> **Working data**:
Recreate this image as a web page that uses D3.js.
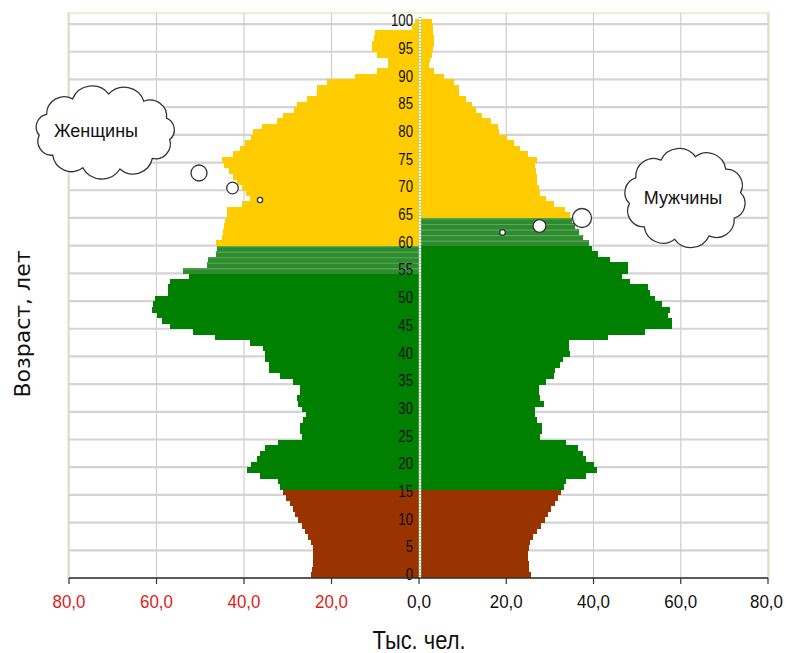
<!DOCTYPE html>
<html><head><meta charset="utf-8">
<script src="https://cdn.jsdelivr.net/npm/d3@7"></script>
<style>body{margin:0;background:#fff}svg{display:block}</style>
</head><body>
<svg id="c" width="786" height="653"></svg>
<script>
// ---- data ----
const ages = d3.range(0, 101);
const female = [24.7,24.5,24.3,24.2,24.2,24.3,24.7,25.3,26.1,26.8,
 27.6,28.3,28.9,29.6,30.4,31.0,31.8,32.2,36.3,39.4,
 38.3,37.1,36.3,35.2,32.2,26.8,27.3,27.2,26.5,25.9,
 26.8,27.6,28.0,27.2,27.2,28.7,31.8,34.4,34.4,35.2,
 35.2,35.6,38.6,46.6,51.6,56.9,58.8,60.0,61.1,60.7,
 60.3,57.3,57.3,56.9,52.5,53.9,48.5,48.2,46.5,46.2,
 46.4,45.0,44.8,44.5,44.3,44.0,44.0,40.5,38.6,39.5,
 40.5,41.5,42.5,43.5,44.5,45.1,42.5,40.9,39.8,38.5,
 38.0,36.0,32.5,31.0,28.5,28.0,25.7,23.4,23.4,21.1,
 14.6,9.7,7.0,7.0,9.7,10.8,10.8,10.2,10.0,1.5,1.0];
const male = [25.6,25.3,25.2,25.0,25.0,25.2,25.5,26.1,27.0,28.0,
 28.8,29.5,30.3,31.1,31.8,32.6,33.3,33.8,38.3,40.9,
 40.2,38.3,37.5,36.4,33.8,27.7,28.3,28.1,27.0,26.5,
 26.7,28.6,27.8,27.4,27.4,29.0,30.9,31.2,32.4,33.1,
 34.7,34.3,34.3,43.4,51.8,57.9,57.9,57.1,57.5,55.6,
 54.1,53.0,52.6,48.4,46.5,48.0,48.0,43.8,41.0,39.6,
 38.9,37.7,36.6,35.8,35.0,34.7,33.5,30.9,29.0,27.8,
 27.4,27.0,27.0,26.9,26.7,27.0,25.0,23.2,21.7,20.2,
 18.3,18.0,16.4,14.5,13.0,12.2,10.7,9.1,9.1,8.0,
 5.7,3.4,2.3,2.5,3.0,3.3,3.5,3.5,3.3,3.3,3.0];
// age-group boundaries: [childUpTo, workFrom, preRetireFrom, retireFrom]
const femaleGroups = [15, 16, 55, 60];
const maleGroups   = [15, 16, 60, 65];
const xTicks = [0, 20, 40, 60, 80];
const yTicks = d3.range(0, 101, 5);
const labels = {female: "Женщины", male: "Мужчины", x: "Тыс. чел.", y: "Возраст, лет"};

// ---- layout ----
const svg = d3.select("#c");
const W = 786;
const L = 69, R = 768, T = 13, B = 578, C = 419;
const xL = d3.scaleLinear().domain([0, 80]).range([C, L]);
const xR = d3.scaleLinear().domain([0, 80]).range([C, R]);
const y = d3.scaleLinear().domain([0, 102]).range([B, T]);
const colors = {child: "#993300", work: "#008000", pre: "#2e8b2e", retire: "#ffcc00"};
function grp(a, g) {
  if (a <= g[0]) return "child";
  if (a >= g[3]) return "retire";
  if (a >= g[2]) return "pre";
  return "work";
}
const sans = "'Liberation Sans',Arial,sans-serif";

// plot frame
svg.append("rect").attr("x", L - 1).attr("y", T).attr("width", R - L + 2).attr("height", B - T)
  .attr("fill", "#fff").attr("stroke", "#f0f0d0").attr("stroke-width", 2);

// grid
const grid = svg.append("g");
grid.selectAll("line.h").data(yTicks).join("line")
  .attr("x1", L).attr("x2", R).attr("y1", d => y(d)).attr("y2", d => y(d))
  .attr("stroke", "#d4d4d4").attr("stroke-width", 2.2);
const vt = xTicks.filter(d => d > 0);
grid.selectAll("line.vl").data(vt).join("line")
  .attr("x1", d => xL(d)).attr("x2", d => xL(d)).attr("y1", T).attr("y2", B)
  .attr("stroke", "#cfcfcf").attr("stroke-width", 1.2);
grid.selectAll("line.vr").data(vt).join("line")
  .attr("x1", d => xR(d)).attr("x2", d => xR(d)).attr("y1", T).attr("y2", B)
  .attr("stroke", "#cfcfcf").attr("stroke-width", 1.2);

// bars
const bars = svg.append("g").attr("shape-rendering", "crispEdges");
bars.selectAll("rect.f").data(ages).join("rect")
  .attr("x", a => xL(female[a])).attr("width", a => C - xL(female[a]))
  .attr("y", a => y(a + 1)).attr("height", a => y(a) - y(a + 1) + 0.4)
  .attr("fill", a => colors[grp(a, femaleGroups)]);
bars.selectAll("rect.m").data(ages).join("rect")
  .attr("x", C).attr("width", a => xR(male[a]) - C)
  .attr("y", a => y(a + 1)).attr("height", a => y(a) - y(a + 1) + 0.4)
  .attr("fill", a => colors[grp(a, maleGroups)]);
// highlight stripes for pre-retirement bars
const preF = ages.filter(a => grp(a, femaleGroups) === "pre");
const preM = ages.filter(a => grp(a, maleGroups) === "pre");
svg.append("g").selectAll("line").data(preF).join("line")
  .attr("x1", a => xL(female[a])).attr("x2", C).attr("y1", a => y(a + 1) + 1).attr("y2", a => y(a + 1) + 1)
  .attr("stroke", "#5aa85a").attr("stroke-width", 1.2);
svg.append("g").selectAll("line").data(preM).join("line")
  .attr("x1", C).attr("x2", a => xR(male[a])).attr("y1", a => y(a + 1) + 1).attr("y2", a => y(a + 1) + 1)
  .attr("stroke", "#5aa85a").attr("stroke-width", 1.2);

// centre line
svg.append("line").attr("x1", C + 1).attr("x2", C + 1).attr("y1", T + 2).attr("y2", B)
  .attr("stroke", "#9ecf9e").attr("stroke-width", 2.5);
svg.append("line").attr("x1", C + 1).attr("x2", C + 1).attr("y1", T + 2).attr("y2", B)
  .attr("stroke", "#fff").attr("stroke-width", 2).attr("stroke-dasharray", "2,1");

// age labels (narrowed)
svg.append("g").selectAll("text").data(yTicks).join("text")
  .attr("x", C - 6).attr("y", d => y(d) - 4).attr("dy", "0.36em")
  .attr("text-anchor", "end").attr("font-family", sans).attr("font-size", 17)
  .attr("textLength", d => String(d).length * 7.35).attr("lengthAdjust", "spacingAndGlyphs")
  .attr("fill", "#111").text(d => d);

// x axis
const fmt = d => d3.format(".1f")(d).replace(".", ",");
const ax = svg.append("g");
ax.append("line").attr("x1", L).attr("x2", R).attr("y1", B).attr("y2", B).attr("stroke", "#333").attr("stroke-width", 1.5);
const allT = [...xTicks.filter(d => d > 0).map(d => ({v: d, side: "L"})), ...xTicks.map(d => ({v: d, side: "R"}))];
const tx = d => d.side === "L" ? xL(d.v) : xR(d.v);
const tlen = d => fmt(d.v).length === 4 ? 33 : 24;
ax.selectAll("line.t").data(allT).join("line")
  .attr("x1", tx).attr("x2", tx)
  .attr("y1", B).attr("y2", B + 6).attr("stroke", "#333").attr("stroke-width", 1.2);
ax.selectAll("text").data(allT).join("text")
  .attr("x", d => Math.min(tx(d), W - tlen(d) / 2 - 3)).attr("y", 601).attr("dy", "0.36em")
  .attr("text-anchor", "middle").attr("font-family", sans).attr("font-size", 18.5)
  .attr("textLength", tlen).attr("lengthAdjust", "spacingAndGlyphs")
  .attr("fill", d => d.side === "L" ? "#e02020" : "#111").text(d => fmt(d.v));

// titles
svg.append("text").attr("x", C).attr("y", 640).attr("dy", "0.36em").attr("text-anchor", "middle")
  .attr("font-family", sans).attr("font-size", 25).attr("textLength", 93).attr("lengthAdjust", "spacingAndGlyphs")
  .attr("fill", "#111").text(labels.x);
svg.append("text").attr("transform", "translate(22,324) rotate(-90)").attr("dy", "0.36em").attr("text-anchor", "middle")
  .attr("font-family", "'DejaVu Sans',sans-serif").attr("font-size", 22).attr("fill", "#111").text(labels.y);

// clouds
function cloudPath(cx, cy, rx, ry, n, phase) {
  const pts = d3.range(n).map(i => {
    const t = phase + i / n * 2 * Math.PI;
    return [cx + rx * Math.cos(t), cy + ry * Math.sin(t)];
  });
  let d = `M${pts[0][0]},${pts[0][1]}`;
  for (let i = 0; i < n; i++) {
    const p = pts[i], q = pts[(i + 1) % n];
    const ch = Math.hypot(q[0] - p[0], q[1] - p[1]);
    const r = ch * 0.58;
    d += `A${r},${r} 0 0 1 ${q[0]},${q[1]}`;
  }
  return d + "Z";
}
const clouds = [
  {cx: 105, cy: 132, rx: 66, ry: 38, n: 11, ph: 0.2, text: labels.female, tx: 96, ty: 131},
  {cx: 685, cy: 198, rx: 56, ry: 42, n: 10, ph: 0.5, text: labels.male, tx: 683, ty: 198}
];
const bubbles = [
  {x: 199, y: 173, r: 8}, {x: 232.5, y: 188, r: 5.8}, {x: 260, y: 200, r: 2.6},
  {x: 582, y: 218, r: 9.5}, {x: 539.5, y: 226, r: 6.4}, {x: 502.5, y: 232.5, r: 2.8}
];
const cg = svg.append("g");
clouds.forEach(c => {
  cg.append("path").attr("d", cloudPath(c.cx, c.cy, c.rx, c.ry, c.n, c.ph))
    .attr("fill", "#fff").attr("stroke", "#333").attr("stroke-width", 1.3);
  cg.append("text").attr("x", c.tx).attr("y", c.ty).attr("dy", "0.35em").attr("text-anchor", "middle")
    .attr("font-family", sans).attr("font-size", 18).attr("fill", "#111").text(c.text);
});
cg.selectAll("circle").data(bubbles).join("circle")
  .attr("cx", d => d.x).attr("cy", d => d.y).attr("r", d => d.r)
  .attr("fill", "#fff").attr("stroke", "#333").attr("stroke-width", 1.3);
</script>
</body></html>
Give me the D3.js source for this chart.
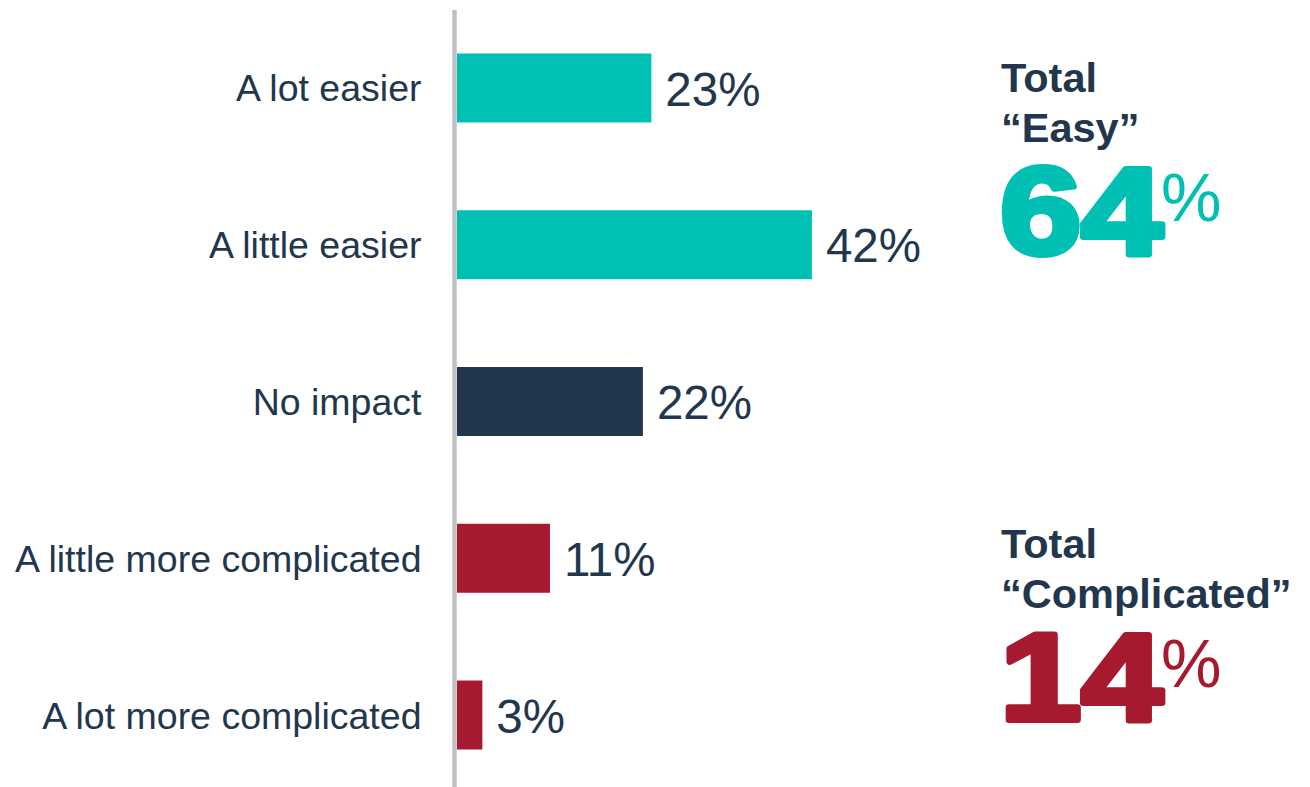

> **Work instructions**:
Extract every line from the records above that contains the word "this".

> **Response**:
Recreate this image as a web page that uses D3.js.
Give me the D3.js source for this chart.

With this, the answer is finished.